Monday, October 6, 2014

Recess is my Best Subject

Recess is my Best Subject
Peggy Mastel
Fergus Publishing, Sioux Falls, SD (2013)

  • ISBN-10: 0989770109
  • ISBN-13: 978-0989770101

Of late, there's been a lot of discussion about how to deal with education.  Factions argue about whether "throwing more money at the problem" will fix our slumping ratings as we try to compete with other countries for the best educated citizens. Politics is involved all over the place.  I invite every single person who cares about this issue to read Peggy Mastel's book "Recess is my Best Subject" because here is where the rubber meets the road ... in the land of the substitute teacher.

Which schools do best?  What are the problems that keep kids from learning?  How many of the problems kids have are related to the educational philosophy of a given school's principal or superintendent?  How do teachers get the children in their classes to behave?  What effect does class size have on a child's ability to learn?  What happens when special needs children are segregated from the other classes?  Is it better than when they're not?
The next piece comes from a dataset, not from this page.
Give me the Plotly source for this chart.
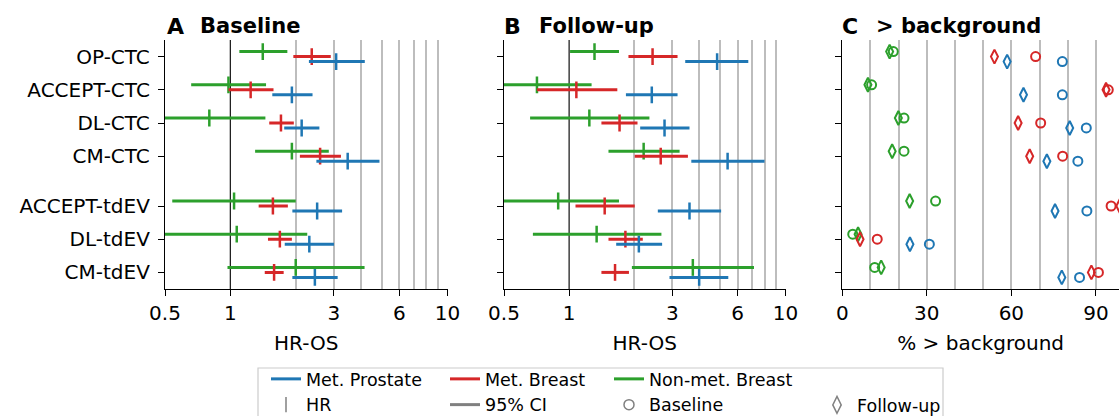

How do teachers reach the children of the poor who are needy in so many ways?



Peggy's is a very personal story of the day to day adventures faced by an elementary school substitute teacher.  New schools every few days, sometimes every day, each with it's own set of rules and procedures, each with teachers who leave instructions for the subs, with varying degrees of critical information, class sizes from large to unmanageable, and children who have become used to the routine who figure out quite quickly that in some areas, the sub isn't as smart as she should be (what is the drill for going to lunch at this school -- all the kids know, but did anyone tell the sub?).

There's a lot of information here about how children at different ages behave and learn, something most parents only partly understand; after all, the teachers spend more time getting the children to learn than the parents do in most cases.  We see Peggy in a classroom full of kindergarten children, trying to keep them all on track and focused, doing fun things and educational things, and learning practical things, and in South Dakota this includes tasks like figuring out where they put their mittens, getting them out of, and back into, snowsuits and boots, etc.  We see how the children act when they're in kindergarten, when it's too snowy or cold to go outside at recess.  We see one set of children when they're in first grade, another in second grade class and up, seeing how they learn to socialize to the point where peer groups start taking over in 5th grade. The patterns established affect their education from then on, and when you combine that with the raging hormones of adolescence, it's no wonder schools have the problems they have.

This isn't the core part of the story, but it's all useful information and at the very least, should give parents some small sympathy for what teachers have to deal with on a daily basis.  A regular classroom teacher who is there all the time can do a great deal to keep classes on an even keel, but as all of us remember who went to public school, substitute teachers do not see the same children. Subs see those children when the kids aren't trying to impress -- when they don't think anyone important is looking.  In some ways it says a lot about how well or how poorly parents are performing as well as how responsive administrators and legislators are to the problems for which they are partly to blame.

There are other stories embedded in this book.  The system by which substitutes are chosen and the folks who decide to sub rather than become full time teachers is an underlying story.  Peggy's own situation is haunted by tragedy, a tragedy that working with children makes both better and worse.  Every day is a new tightrope walk, with different students, schools in wealthy neighborhoods, schools in poverty-stricken areas of cities, schools where it's not clear the children have food at home, schools with huge numbers of non-English-speaking populations, classrooms with children in wheelchairs who cannot communicate, and with children so damaged by emotional disabilities that just getting them not to run away or injure other students is a major challenge.  Teaching is not for sissies, but subbing is the teaching equivalent of extreme sports, as dangerous and challenging as taking a bicycle down a snowy ski slope.  The difference is, in extreme sports, you only hurt yourself.

Education is not happening in these classes, and the reasons are buried in the stories Peggy tells. How to fix the situations she describes will have to be taken on by professionals in the field, but the boots-on-the-ground tales in this book tell us it should start happening soon, because we are losing major opportunities to get children to appreciate education at those key times in their early development where personalities are formed (this is my take, not Peggy's -- she is just relating the reality).  

And through all of this, it's the children in the stories that we remember.  The ones Peggy really would have liked to help, but as a sub, she had to move on.  Their struggles are what make this book more than just a criticism of education in today's world -- it's more of a cry to help those children so they can learn and grow to be capable adults, and be happy.

Whether it's fixing how substitutes are found (and making the job less perilous for those willing to do it), changing classroom sizes, re-segregating some children who won't allow others to learn, or coming up with entirely new approaches, this book should be mandatory reading material for parents, for anyone who wants to see children flourish and become interested in learning at an early age, and anyone who wants to take on the challenge of teaching.

1 comment:

  1. This looks very interesting. I substituted a lot in both Denver and rural Colorado. There are always ideas floating around in your head about how to make things better and what causes things to spin out of control. I am glad someone wrote her thoughts down.